About half do full cost recovery including staff time.

Challenges – data growth is top, tiered storage is next, along with centralizing and virtualization.

Biggest explicit challenges : Data growth, perception of cost, research storage.

Storage at Iowa
Central file storage: Base entitlement, individuals 1-5 GB, depts, 1 GB per FTE. 4 hour recovery objectives. 99.97% uptime. 89% participation. Enterprise level, high availability.

One price fits all network file storage, offered some lower-cost network storage, e.g. without replication or backup, now they’ve got lowest-cost bare server storage – lots of enthusiasm for that model.

http://its/uiowa.edu/spa/storage/

Low cost SAN for servers $0.36 – $1.68 per year, depending on service level. Recovery is hw and sw, no staff time or data center charges.

Storage Census 2010

51% of storage being used by research. 35% Admin and Overhead (including email), 11% Teaching, 3% Public Service.

72% of storage is backup vs. online.

Next steps: identify and promote research solutions; build central backup service; build, promote archival solutions.

Storage @ U VIrginia – Jim Jolkl

Hierarchical Storage Manager Services: Storage for long-term research data (centrally funded but not well marketed); Library materials (funding via Library contributions to infrastructure); RESSCU (off-campus service for departmental disaster recovery backups).

Enterprise Storage – Based on Netapp clusters. NFS, CIFS for users, ISCSI, SAN internally. Works really well, highly reliable, replicated. Mostly used for central services. For departments it’s $3.20/GB/yr to $3.50 without backups. Lots of incidental sales to people who want a gigabyte or so for additional email quota.
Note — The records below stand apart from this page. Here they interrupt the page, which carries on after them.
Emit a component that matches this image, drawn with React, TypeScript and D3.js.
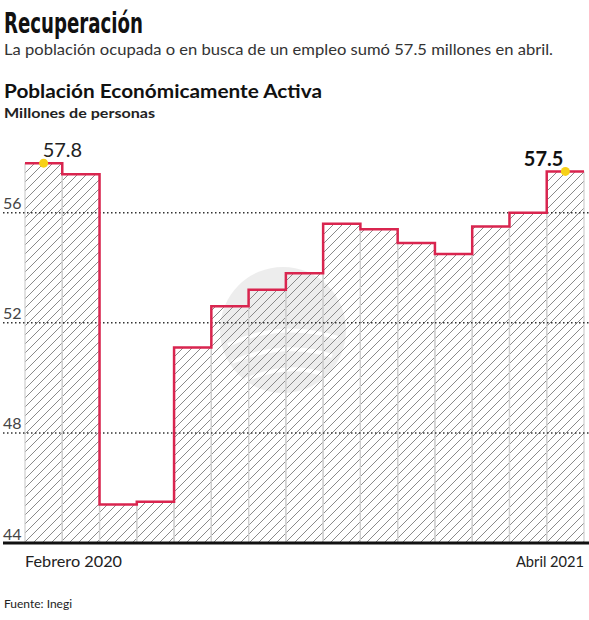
import React from "react";
import * as d3 from "d3";

const months = [
  "Feb 2020", "Mar 2020", "Abr 2020", "May 2020", "Jun 2020", "Jul 2020",
  "Ago 2020", "Sep 2020", "Oct 2020", "Nov 2020", "Dic 2020", "Ene 2021",
  "Feb 2021", "Mar 2021", "Abr 2021",
];
const pea = [
  57.8, 57.4, 45.4, 45.5, 51.1, 52.6, 53.2, 53.8, 55.6, 55.4, 54.9, 54.5,
  55.5, 56.0, 57.5,
];
const yTicks = [44, 48, 52, 56];
const xLabels = ["Febrero 2020", "Abril 2021"];

const W = 589;
const H = 620;
const font = "Lato, 'Open Sans', 'DejaVu Sans', sans-serif";

export default function App() {
  const x = d3.scaleBand<string>().domain(months).range([25, 584]).padding(0);
  const y = d3.scaleLinear().domain([44, 56]).range([543, 212.7]);
  const bw = x.bandwidth();
  const base = y(44);

  const pts: [number, number][] = months.map((m, i) => [x(m)!, pea[i]]);
  pts.push([x(months[months.length - 1])! + bw, pea[pea.length - 1]]);

  const line = d3
    .line<[number, number]>()
    .x((d) => d[0])
    .y((d) => y(d[1]))
    .curve(d3.curveStepAfter);
  const area = d3
    .area<[number, number]>()
    .x((d) => d[0])
    .y0(base)
    .y1((d) => y(d[1]))
    .curve(d3.curveStepAfter);

  const first = months[0];
  const last = months[months.length - 1];

  return (
    <svg
      width={W}
      height={H}
      style={{ position: "absolute", left: 0, top: 0, background: "#fff" }}
    >
      <defs>
        <pattern id="hatch" patternUnits="userSpaceOnUse" width={9} height={9}>
          <path
            d="M-2,2 l4,-4 M0,9 l9,-9 M7,11 l4,-4"
            stroke="#8a8a8a"
            strokeWidth={1}
          />
        </pattern>
      </defs>

      {/* titles */}
      <text
        x={4}
        y={33}
        fontFamily="'DejaVu Sans Condensed', 'Liberation Sans Narrow', 'DejaVu Sans', sans-serif"
        fontSize={28}
        fontWeight="bold"
        fill="#111"
        textLength={139}
        lengthAdjust="spacingAndGlyphs"
      >
        Recuperación
      </text>
      <text
        x={4}
        y={55}
        fontFamily={font}
        fontSize={16}
        fill="#333"
        textLength={549}
        lengthAdjust="spacingAndGlyphs"
      >
        La población ocupada o en busca de un empleo sumó 57.5 millones en abril.
      </text>
      <text
        x={4}
        y={98}
        fontFamily={font}
        fontSize={18}
        fontWeight="bold"
        fill="#111"
        textLength={318}
        lengthAdjust="spacingAndGlyphs"
      >
        Población Económicamente Activa
      </text>
      <text
        x={4}
        y={118}
        fontFamily={font}
        fontSize={14}
        fontWeight="bold"
        fill="#222"
        textLength={151}
        lengthAdjust="spacingAndGlyphs"
      >
        Millones de personas
      </text>

      {/* watermark */}
      <g opacity={0.7}>
        <circle cx={283} cy={330} r={63} fill="#e6e6e6" />
        <path
          d="M228,345 Q280,320 338,338 M232,362 Q285,340 332,356 M245,380 Q288,362 322,374"
          stroke="#fff"
          strokeWidth={4}
          fill="none"
        />
      </g>

      {/* hatched area */}
      <path d={area(pts)!} fill="url(#hatch)" />

      {/* column separators */}
      {months.map((m, i) => (
        <g key={m}>
          <line x1={x(m)!} x2={x(m)!} y1={base} y2={y(pea[i])} stroke="#cfcfcf" strokeWidth={1.2} />
          <line x1={x(m)! + bw} x2={x(m)! + bw} y1={base} y2={y(pea[i])} stroke="#cfcfcf" strokeWidth={1.2} />
        </g>
      ))}

      {/* gridlines */}
      {yTicks.slice(1).map((t) => (
        <line
          key={t}
          x1={3}
          x2={589}
          y1={y(t)}
          y2={y(t)}
          stroke="#333"
          strokeWidth={1.5}
          strokeDasharray="1.5,2.5"
        />
      ))}

      {/* step line */}
      <path d={line(pts)!} fill="none" stroke="#d9254f" strokeWidth={2.5} />

      {/* axis */}
      <line x1={3} x2={589} y1={base} y2={base} stroke="#111" strokeWidth={3} />

      {/* y tick labels */}
      {yTicks.map((t) => (
        <text
          key={t}
          x={3}
          y={y(t) - (t === 44 ? 3 : 4)}
          fontFamily={font}
          fontSize={16}
          fill="#444"
        >
          {t}
        </text>
      ))}

      {/* x labels */}
      <text
        x={x(first)!}
        y={567}
        fontFamily={font}
        fontSize={16}
        fill="#222"
        textLength={97}
        lengthAdjust="spacingAndGlyphs"
      >
        {xLabels[0]}
      </text>
      <text
        x={x(last)! + bw - 68}
        y={567}
        fontFamily={font}
        fontSize={16}
        fill="#222"
        textLength={68}
        lengthAdjust="spacingAndGlyphs"
      >
        {xLabels[1]}
      </text>

      {/* highlight points */}
      <circle cx={x(first)! + bw / 2} cy={y(pea[0])} r={4.5} fill="#f7d117" />
      <circle cx={x(last)! + bw / 2} cy={y(pea[pea.length - 1])} r={4.5} fill="#f7d117" />
      <text x={x(first)! + bw / 2 - 1} y={y(pea[0]) - 6} fontFamily={font} fontSize={20} fill="#222">
        {pea[0].toFixed(1)}
      </text>
      <text
        x={x(last)! + bw / 2 - 2}
        y={y(pea[pea.length - 1]) - 5}
        fontFamily={font}
        fontSize={20}
        fontWeight="bold"
        fill="#111"
        textAnchor="end"
      >
        {pea[pea.length - 1].toFixed(1)}
      </text>

      {/* source */}
      <text x={4} y={608} fontFamily={font} fontSize={12} fill="#222">
        Fuente: Inegi
      </text>
    </svg>
  );
}
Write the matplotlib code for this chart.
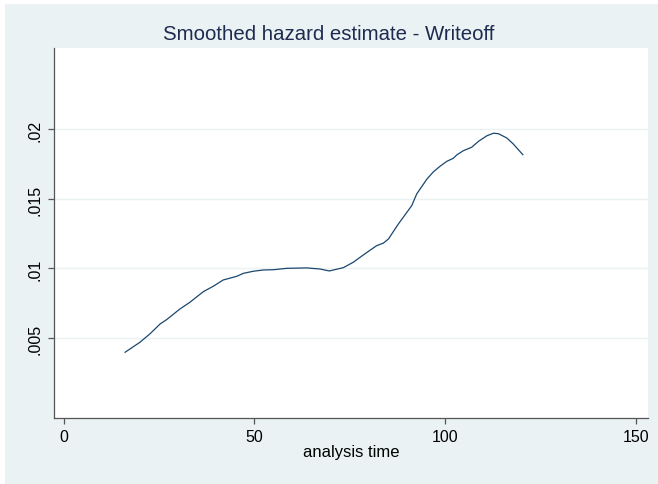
import matplotlib
matplotlib.use("Agg")
import matplotlib.pyplot as plt
from matplotlib.patches import Rectangle

# smoothed hazard
analysis_time = [16.1, 20.0, 22.6, 25.3, 27.0, 30.5, 33.1, 36.6, 39.2, 41.8,
                 45.4, 47.1, 49.7, 52.3, 55.0, 58.5, 63.7, 67.2, 69.6, 73.3,
                 75.9, 78.5, 82.0, 83.8, 85.1, 87.7, 91.2, 92.5, 95.2, 96.9,
                 98.6, 100.4, 102.1, 103.0, 104.7, 106.9, 108.7, 110.9, 112.6,
                 113.9, 116.1, 117.8, 120.3]
hazard = [0.00397, 0.00469, 0.00529, 0.00601, 0.00632, 0.00709, 0.00757,
          0.00833, 0.00872, 0.00917, 0.00944, 0.00965, 0.00980, 0.00989,
          0.00991, 0.01001, 0.01004, 0.00996, 0.00982, 0.01006, 0.01045,
          0.01097, 0.01164, 0.01183, 0.01212, 0.01320, 0.01452, 0.01536,
          0.01644, 0.01696, 0.01735, 0.01771, 0.01793, 0.01817, 0.01847,
          0.01872, 0.01915, 0.01955, 0.01973, 0.01970, 0.01939, 0.01896,
          0.01819]

x_ticks = [0, 50, 100, 150]
y_ticks = [0.005, 0.01, 0.015, 0.02]
y_tick_labels = [".005", ".01", ".015", ".02"]

plt.rcParams["font.family"] = ["Liberation Sans", "DejaVu Sans"]

bg = "#EAF2F3"
fig = plt.figure(figsize=(6.58, 4.85), dpi=100, facecolor="white")
# graph region: thin white strip only on the top and left edges
fig.patches.append(Rectangle((5 / 658, 0), 653 / 658, 480 / 485,
                             transform=fig.transFigure, facecolor=bg,
                             edgecolor="none", zorder=-10))

ax = fig.add_axes([53.8 / 658, 66 / 485, (648 - 53.8) / 658, (419 - 48.5) / 485])
ax.set_facecolor("white")

ax.plot(analysis_time, hazard, color="#1a476f", linewidth=0.9)

ax.set_xlim(-2.57, 153.1)
ax.set_ylim(-0.00076, 0.0259)
ax.set_xticks(x_ticks)
ax.set_xticklabels([str(t) for t in x_ticks])
ax.set_yticks(y_ticks)
ax.set_yticklabels(y_tick_labels, rotation=90, va="center")

ax.grid(axis="y", color=bg, linewidth=1.0)
ax.set_axisbelow(True)

for side in ["top", "right"]:
    ax.spines[side].set_visible(False)
for side in ["left", "bottom"]:
    ax.spines[side].set_color("#555555")
    ax.spines[side].set_linewidth(0.9)

ax.tick_params(axis="both", direction="out", length=4.5, width=0.9,
               color="#555555", labelsize=11.5, labelcolor="black", pad=3.5)

ax.set_xlabel("analysis time", fontsize=12, labelpad=0)
# title is centred on the whole figure, not on the axes
fig.text(0.5, 1 - 35 / 485, "Smoothed hazard estimate - Writeoff",
         fontsize=14.7, color="#1e2b50", ha="center", va="center")

fig.savefig("out.png", dpi=100, facecolor=fig.get_facecolor())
Doesn’t work for people who want a lot of storage.

New mid-tier storage service – focus on a reasonable and affordable storage service for departments and researchers.
Requirements: reliable, low cost, low overhead, self service. Unbundled services – optional remote replication and backups. Access via NFS and CIFS. Snapshots – users deal with their own restores. Offering Linux and WIndows versions. Doing group files based on their groups infrastructure. Using RAIDKING disk arrays. Using BetterFS on Fedora, Windows server for the windows side.

Cost model – 1 hour plus $0.34/GB/yr (raid5, but not replicated). Next year expect to drop price by 50%. Currently about 22 TB leased on NFS and only marginal WIndows use to date. All of the complaints about the costs of central storage have gone away. Research groups interested in buying big chunks.

Shel Waggener – Berkeley Storage & Backup Strategy

Shel says scale matters and no matter who says they’re doing it better faster cheaper, without scale they’re not.

2003 – every department runs own storage – including seven within central IT.
2004 – data center moves creates opportunity for common architecture
2006 – dedicated storage group formed. No further central storage purchases supported except throuh storage team.
2007 – Hitachi wins bakeoff. 250 TB. Email team works with storage group to move from direct-attached to SAN
2010 – over 500 hosts using pool – 1.25 PB expanding to 3 PB this year.

SAN-based approach. Lots of serial attached SCSI disk – moving away from fiber-channel.

Cheapest storage is now 25 cents gigabyte per month. The most expensive tier (now $4.00/GB/Month) bears the cost of the expensive infrastructure that the other tiers leverage.

Failure rate on cheap disk is reliable, but recovery time is longer.

At the cost of storage, they don’t have quotas for email.

One advantage is paying for today’s storage today. Departments buy big arrays and use 5% in the first two years, which is much more expensive. But that’s what’s supported by NIH and NSF.

Backing up 338 users’ desktops (in IST) takes up 1.3 TB.